Chapter 13 FAQs

Below, The Los Angeles Bankruptcy Firm provides the answers to questions frequently asked in its practice helping people in Southern California through a Chapter 13 adjustment of debts. If you have other questions or need advice on a particular situation, contact The Los Angeles Bankruptcy Firm for a free consultation.

How long will the bankruptcy appear on my credit report?
A Chapter 13 bankruptcy stays on your credit report for seven years, as opposed to ten years in the case of a Chapter 7. It cannot be removed early, although there are many things you can do to start rebuilding credit soon after the bankruptcy proceedings have concluded.

How is eligibility for Chapter 13 determined?
Chapter 13 does not require a means test the way Chapter 7 does. Unless your debts are very high, as long as you have a steady stream of income that would enable you to meet your monthly living expenses and still have enough funds to contribute to a payment plan, you will be eligible to file Chapter 13.

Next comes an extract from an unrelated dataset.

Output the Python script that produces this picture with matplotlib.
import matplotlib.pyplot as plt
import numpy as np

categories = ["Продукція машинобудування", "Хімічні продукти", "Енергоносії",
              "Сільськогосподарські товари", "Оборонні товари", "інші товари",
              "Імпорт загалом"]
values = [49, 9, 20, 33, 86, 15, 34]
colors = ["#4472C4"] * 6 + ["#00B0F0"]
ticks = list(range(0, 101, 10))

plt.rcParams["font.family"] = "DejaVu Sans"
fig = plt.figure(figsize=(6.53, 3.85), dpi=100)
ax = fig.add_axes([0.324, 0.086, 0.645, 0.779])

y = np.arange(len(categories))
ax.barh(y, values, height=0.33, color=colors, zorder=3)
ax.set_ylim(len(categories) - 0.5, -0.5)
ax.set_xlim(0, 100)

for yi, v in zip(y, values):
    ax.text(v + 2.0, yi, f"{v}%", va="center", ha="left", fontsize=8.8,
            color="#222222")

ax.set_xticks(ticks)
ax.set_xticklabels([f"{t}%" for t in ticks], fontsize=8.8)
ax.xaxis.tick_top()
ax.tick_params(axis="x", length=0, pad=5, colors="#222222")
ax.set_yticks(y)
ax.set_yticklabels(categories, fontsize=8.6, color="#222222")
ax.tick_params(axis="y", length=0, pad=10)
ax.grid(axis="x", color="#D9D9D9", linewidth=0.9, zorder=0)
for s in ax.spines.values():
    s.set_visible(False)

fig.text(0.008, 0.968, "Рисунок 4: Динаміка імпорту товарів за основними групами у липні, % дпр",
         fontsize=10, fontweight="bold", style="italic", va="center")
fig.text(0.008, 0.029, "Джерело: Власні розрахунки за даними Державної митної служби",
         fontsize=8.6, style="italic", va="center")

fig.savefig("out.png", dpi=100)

Will I be able to save my home?
If you have missed loan payments and are facing foreclosure, Chapter 13 allows you to catch up those past payments (“arrearages”) as part of your three-year or five-year payment plan. Although this move will stop the foreclosure, you must continue to make your monthly mortgage payments going forward, or you could still lose your home to a foreclosure.

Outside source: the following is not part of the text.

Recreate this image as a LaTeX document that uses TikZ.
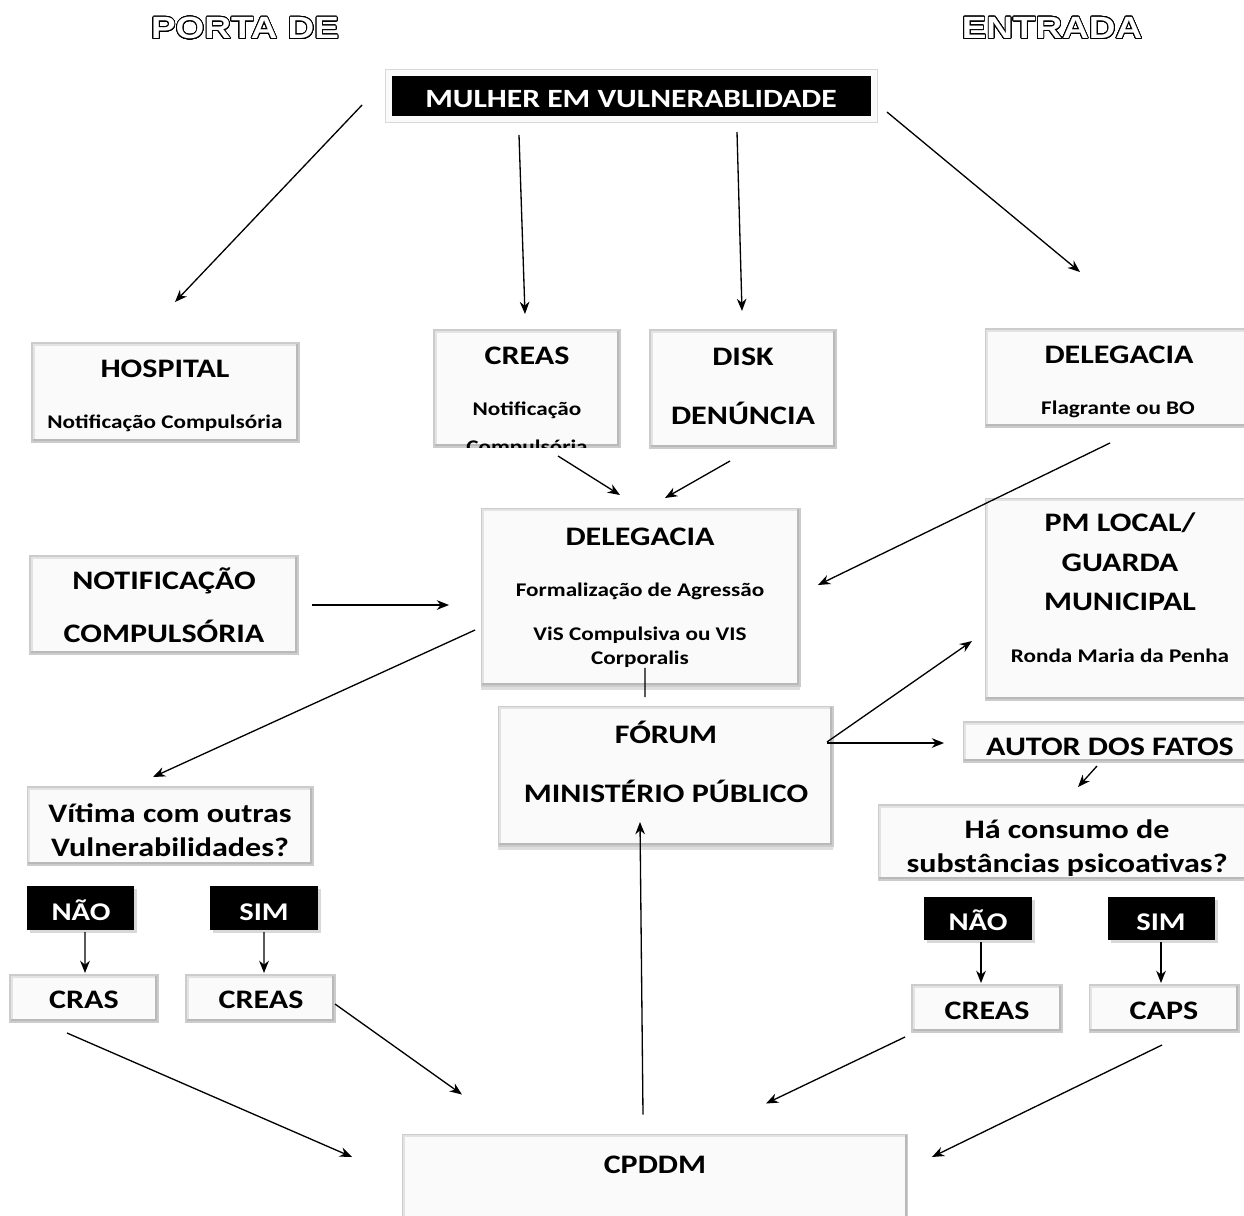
\documentclass[tikz,border=0pt]{standalone}
\usepackage{fontspec}
\setmainfont{Carlito}[FakeStretch=1.2]
\newfontfamily\portafont{Liberation Sans}[FakeStretch=1.2]
\usepackage{contour}
\contourlength{0.5pt}
\contournumber{32}
\usetikzlibrary{arrows.meta,calc,shadows}

\tikzset{
  caixa/.style={draw=gray!40, line width=0.6pt, fill=gray!4, inner sep=0pt, outer sep=0pt,
    path picture={
      \draw[gray!22, line width=3pt] (path picture bounding box.south west)
        -- (path picture bounding box.north west) -- (path picture bounding box.north east);
      \draw[gray!55, line width=3pt] (path picture bounding box.south west)
        -- (path picture bounding box.south east) -- (path picture bounding box.north east);
    }},
  sombra/.style={drop shadow={opacity=0.25, shadow xshift=0pt, shadow yshift=-2pt}},
  preta/.style={fill=black, inner sep=0pt, outer sep=0pt,
    drop shadow={opacity=0.3, shadow xshift=1.5pt, shadow yshift=-1.5pt}},
  rotulo/.style={inner sep=0pt, text depth=0pt},
  tA/.style={rotulo, font=\fontsize{15.2}{18}\selectfont\bfseries, text height=9.8pt},
  tS/.style={rotulo, font=\fontsize{11}{13}\selectfont\bfseries, text height=7.1pt},
  tW/.style={rotulo, font=\fontsize{14.5}{17}\selectfont\bfseries, text height=9.3pt, text=white},
  porta/.style={rotulo, font=\portafont\bfseries\fontsize{17.5}{19}\selectfont},
  seta/.style={line width=0.75pt, -{Stealth[length=7pt, width=5.5pt]}},
  linha/.style={line width=0.75pt}
}

\begin{document}
\begin{tikzpicture}[x=0.02cm, y=-0.02cm]
  \useasboundingbox[fill=white] (0,0) rectangle (1244,1215);

  % titulo
  \node[porta] (portaT) at (245,28) {\contour{black}{\textcolor{white}{PORTA DE}}};
  \node[porta] (entradaT) at (1052,28) {\contour{black}{\textcolor{white}{ENTRADA}}};

  % caixas
  \node[preta, draw=gray!4, line width=3.4pt, preaction={draw=gray!30, line width=4.8pt},
    minimum width=9.7cm, minimum height=0.92cm] (mulher) at (631.5,96) {};
  \node[caixa, minimum width=5.34cm, minimum height=1.98cm] (hosp) at (165.5,392.5) {};
  \node[caixa, minimum width=3.72cm, minimum height=2.34cm] (creasT) at (527,388.5) {};
  \node[caixa, minimum width=3.72cm, minimum height=2.36cm] (disk) at (743,389) {};
  \node[caixa, minimum width=5.3cm, minimum height=1.96cm] (delR) at (1117.5,378) {};
  \node[caixa, sombra, minimum width=6.38cm, minimum height=3.56cm] (delC) at (640.5,597) {};
  \node[caixa, minimum width=5.36cm, minimum height=1.96cm] (notif) at (164,605) {};
  \node[caixa, minimum width=5.3cm, minimum height=4.04cm] (pm) at (1117.5,599) {};
  \node[caixa, sombra, minimum width=6.7cm, minimum height=2.8cm] (forum) at (665.5,776) {};
  \node[caixa, minimum width=5.74cm, minimum height=0.8cm] (autor) at (1106.5,742) {};
  \node[caixa, minimum width=7.44cm, minimum height=1.5cm] (cons) at (1064,842.5) {};
  \node[caixa, minimum width=5.72cm, minimum height=1.56cm] (vit) at (170,826) {};
  \node[preta, minimum width=2.14cm, minimum height=0.88cm] (naoE) at (80.5,908) {};
  \node[preta, minimum width=2.16cm, minimum height=0.88cm] (simE) at (264,908) {};
  \node[caixa, minimum width=2.96cm, minimum height=0.94cm] (cras) at (84,998.5) {};
  \node[caixa, minimum width=2.98cm, minimum height=0.94cm] (creasE) at (260.5,998.5) {};
  \node[preta, minimum width=2.16cm, minimum height=0.86cm] (naoD) at (978,918.5) {};
  \node[preta, minimum width=2.14cm, minimum height=0.86cm] (simD) at (1161.5,918.5) {};
  \node[caixa, minimum width=3cm, minimum height=0.94cm] (creasD) at (987,1008.5) {};
  \node[caixa, minimum width=3cm, minimum height=0.94cm] (caps) at (1164,1008.5) {};
  \node[caixa, sombra, minimum width=10.12cm, minimum height=1.7cm] (cpddm) at (655,1177) {};

  % textos
  \node[tW, font=\fontsize{15}{18}\selectfont\bfseries, text height=9.7pt] (mulherT) at (631,99) {MULHER EM VULNERABLIDADE};
  \node[tA] (hospT) at (165,369) {HOSPITAL};
  \node[tS] (hospS) at (165,422) {Notificação Compulsória};
  \node[tA] (creasTT) at (527,356) {CREAS};
  \node[tS] (creasTS) at (527,409) {Notificação};
  \begin{scope}
    \clip (creasT.south west) rectangle (creasT.north east);
    \node[tS] (creasTS2) at (527,447) {Compulsória};
  \end{scope}
  \node[tA] (diskT) at (743,357) {DISK};
  \node[tA] (diskS) at (743,416) {DENÚNCIA};
  \node[tA] (delRT) at (1119,355) {DELEGACIA};
  \node[tS] (delRS) at (1118,408) {Flagrante ou BO};
  \node[tA] (delCT) at (640,537) {DELEGACIA};
  \node[tS] (delCS) at (640,590) {Formalização de Agressão};
  \node[tS] (delCS2) at (640,634) {ViS Compulsiva ou VIS};
  \node[tS] (delCS3) at (640,658) {Corporalis};
  \node[tA] (notifT) at (164,581) {NOTIFICAÇÃO};
  \node[tA] (notifS) at (164,634) {COMPULSÓRIA};
  \node[tA] (pmT) at (1120,523) {PM LOCAL/};
  \node[tA] (pmT2) at (1120,563) {GUARDA};
  \node[tA] (pmT3) at (1120,602) {MUNICIPAL};
  \node[tS] (pmS) at (1120,656) {Ronda Maria da Penha};
  \node[tA] (forumT) at (666,735) {FÓRUM};
  \node[tA] (forumS) at (666,794) {MINISTÉRIO PÚBLICO};
  \node[tA] (autorT) at (1110,747) {AUTOR DOS FATOS};
  \node[tA] (consT) at (1067,830) {Há consumo de};
  \begin{scope}
    \clip ($(cons.south west)+(0,-5)$) rectangle (cons.north east);
    \node[tA] (consT2) at (1067,864) {substâncias psicoativas?};
  \end{scope}
  \node[tA] (vitT) at (170,814) {Vítima com outras};
  \node[tA] (vitT2) at (170,848) {Vulnerabilidades?};
  \node[tW] (naoET) at (81,912) {NÃO};
  \node[tW] (simET) at (264,912) {SIM};
  \node[tA] (crasT) at (84,1000) {CRAS};
  \node[tA] (creasET) at (261,1000) {CREAS};
  \node[tW] (naoDT) at (978,922) {NÃO};
  \node[tW] (simDT) at (1161,922) {SIM};
  \node[tA] (creasDT) at (987,1011) {CREAS};
  \node[tA] (capsT) at (1164,1011) {CAPS};
  \node[tA] (cpddmT) at (655,1165) {CPDDM};

  % ligacoes
  \draw[seta] ($(mulher.west)+(-27,9)$) -- ($(hosp.north)+(9.5,-41)$);
  \draw[seta] ($(mulher.south)+(-112.5,16)$) -- ($(creasT.north)+(-2,-16)$);
  \draw[seta] ($(mulher.south)+(105.5,13)$) -- ($(disk.north)+(-1,-19)$);
  \draw[seta] ($(mulher.east)+(13,16)$) -- ($(delR.north)+(-37.5,-57)$);
  \draw[seta] ($(creasT.south)+(31,9)$) -- ($(delC.north)+(-20.5,-13)$);
  \draw[seta] ($(disk.south)+(-13,13)$) -- ($(delC.north)+(24.5,-10)$);
  \draw[seta] ($(delR.south)+(-7.5,16)$) -- ($(delC.east)+(18,-12)$);
  \draw[seta] ($(notif.east)+(14,0)$) -- ($(delC.west)+(-32,8)$);
  \draw[seta] ($(delC.west)+(-6,33)$) -- ($(vit.north)+(-17,-10)$);
  \draw[linha] ($(delC.south)+(4.5,-18)$) -- ($(forum.north)+(-20.5,-9)$);
  \draw[seta] ($(forum.east)+(-6,-34)$) -- ($(pm.west)+(-13,42)$);
  \draw[seta] ($(forum.east)+(-6,-33)$) -- ($(autor.west)+(-19,1)$);
  \draw[seta] ($(autor.south)+(-9.5,4)$) -- ($(cons.north)+(14,-18)$);
  \draw[seta] ($(naoE.south)+(4.5,2)$) -- ($(cras.north)+(1,-2)$);
  \draw[seta] ($(simE.south)+(0,2)$) -- ($(creasE.north)+(3.5,-2)$);
  \draw[seta] ($(naoD.south)+(3,2)$) -- ($(creasD.north)+(-6,-2)$);
  \draw[seta] ($(simD.south)+(-0.5,2)$) -- ($(caps.north)+(-3,-2)$);
  \draw[seta] ($(cras.south)+(-17,11)$) -- ($(cpddm.west)+(-50,-20)$);
  \draw[seta] ($(creasE.east)+(0,5.5)$) -- ($(cpddm.north)+(-193,-40)$);
  \draw[seta] ($(creasD.west)+(-7,28.5)$) -- ($(cpddm.north)+(111,-31)$);
  \draw[seta] ($(caps.south)+(-2,13)$) -- ($(cpddm.east)+(24,-20)$);
  \draw[seta] ($(cpddm.north)+(-12,-20)$) -- ($(forum.south)+(-25.5,-24)$);
\end{tikzpicture}
\end{document}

I recently finished a three-year payment plan under Chapter 13. However, I fell behind on my other obligations and find myself back in the same old financial mess. Can I file bankruptcy again?
The law prohibits you from filing for Chapter 13 within two years of a previous Chapter 13 discharge. If you previously had a Chapter 7 discharge, you may not file Chapter 13 for four years.

What if my bankruptcy case was dismissed? Am I allowed to re-file?
Yes, but you must wait 180 days if your case was dismissed due to a fraudulent filing or for not following a court order or other reasons. Otherwise, you may re-file earlier. In either case, however, if you re-file within a year of dismissal, the automatic stay will only be effective for 30 days, unless you are granted an extension by the court.